The author describes at length how Timorese politics is a complicated web of alliances, factions and family relationships that are very hard for outsiders to understand, yet his bafflement seems at times exaggerated – after all, isn’t that the way politics works not only in developing countries, but all over the world? Equally, his descriptions of local traditions and superstitions sometimes strike the reader as a bit Western-centric.
The book is more interesting when Peake describes how the aid and “peace industry” overruns the country, sending in supposed experts who produce long reports of little or no use to the local government. He describes overpaid development specialists who speak neither Portuguese, Tetum nor Indonesian, yet seem confident to help the nascent state on such intricate matters such as reforming the telecommunications sector. This points to larger questions about the international community’s capacity to help a struggling nation build a functioning state. Although Peake does not engage in this discussion, his book suggests international organizations still have a long way to go to play a constructive role.
This matters greatly because Timor-Leste was born at the height of global nation-building euphoria, when many international observers seemed confident about the UN’s capacity to rebuild failed or new states. James Traub’s article in Foreign Affairs in 2000 of Sergio Vieira de Mello in Timor Leste (“Inventing East Timor“) best symbolizes this moment.
He writes that
the U.N. is fully aware of East Timor’s importance as a test case and has sent out a kind of A-team of international technocrats. Most of the top people in UNTAET speak four or five languages, have extensive experience in Bosnia, Kosovo, Cambodia, and elsewhere, and seem appropriately daunted and bemused by the magnitude of the burden they have been handed.
A few months later, Ruth Wedgewood wrote a critical reply to Traub, arguing that
The U.N. Transitional Administration for East Timor (UNTAET) building overlooking the harbor in Dili is also chockablock with p-5s, d-1s, and d-2s — expensive senior staff — who happen to lack any experience in providing basic government services.
She further writes that
Traub says that the U.N. is “fully aware of East Timor’s importance as a test case and has sent out a kind of A-team of international technocrats” who “speak four or five languages.” Right idea, wrong languages. Only a handful of U.N. staff speak Bahasa Indonesia (a Malay tongue) or Tetun, preventing them from communicating with 80 percent of East Timor’s population.

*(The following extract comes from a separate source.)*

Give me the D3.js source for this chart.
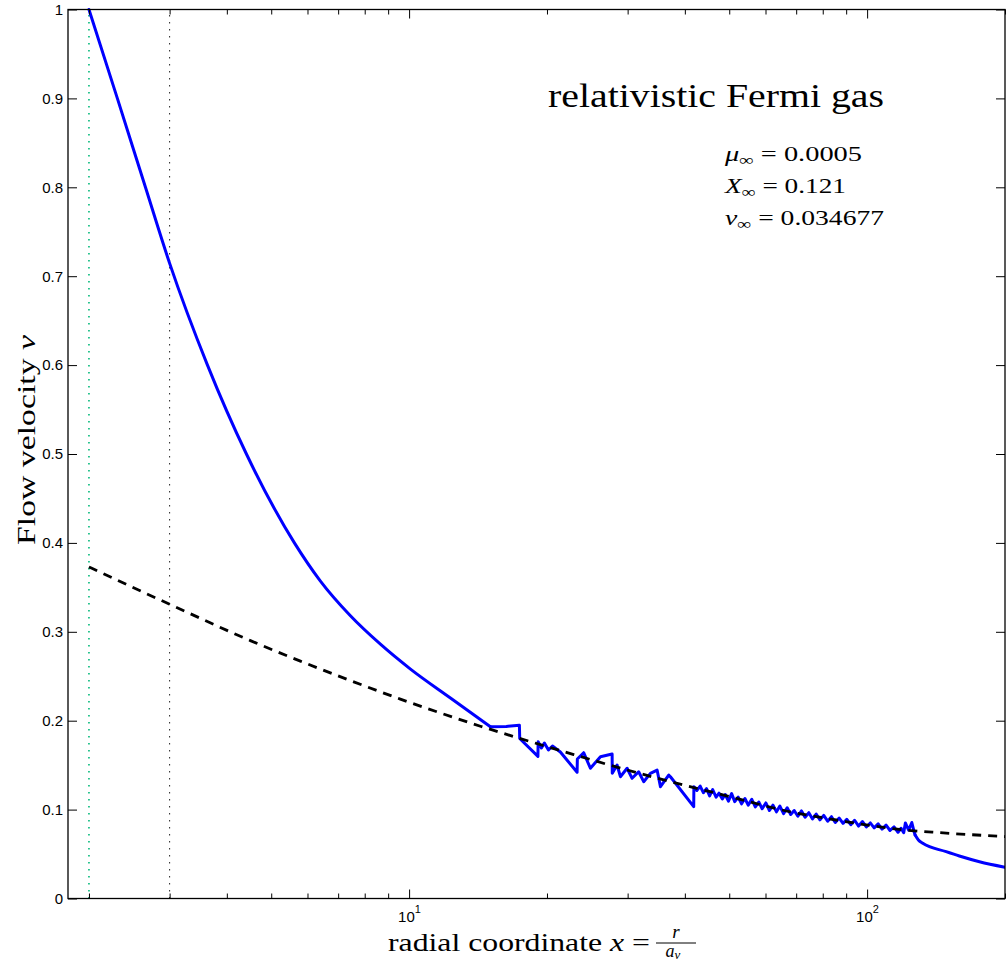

Beyond the question of nation-building, Beloved Land is insightful when it describes the processes by which opposing parties during the struggle for independence made peace and today seem to go hold no grudges against each other, despite the human rights abuses committed. Peake finds the Timorese capacity to forgive and move on strange, and indeed it is nothing short of admirable and deeply pragmatic, for post-conflict societies are often too fragile to punish the guilty, as the perpetrators of violence are still too powerful and important to participate in the state-building process. In the same way, Timor Leste’s visionary leader Ramos-Horta once remarked that his country had no interest in asking Indonesia to punish those involved in the 1999 mass killings in Timor Leste, for it could undermine Indonesian democracy, where former military leaders still hold considerable political power.
Peake’s account is personal and his relaxed and self-deprecating style make Beloved Land an enjoyable read for those interested in Timor-Leste. In several instances, his editor could have done a better job reducing repetitiveness (for example, the reader learns several times about an episode during which a group of journalists was “killed in cold blood”), and in some passages could be shortened somewhat to improve the flow. Still, given the book’s informal nature, these few flaws do not matter much, and the author achieves his main objective – to provide a vivid glimpse into the soul of one of the world’s youngest nations and the challenges it faces.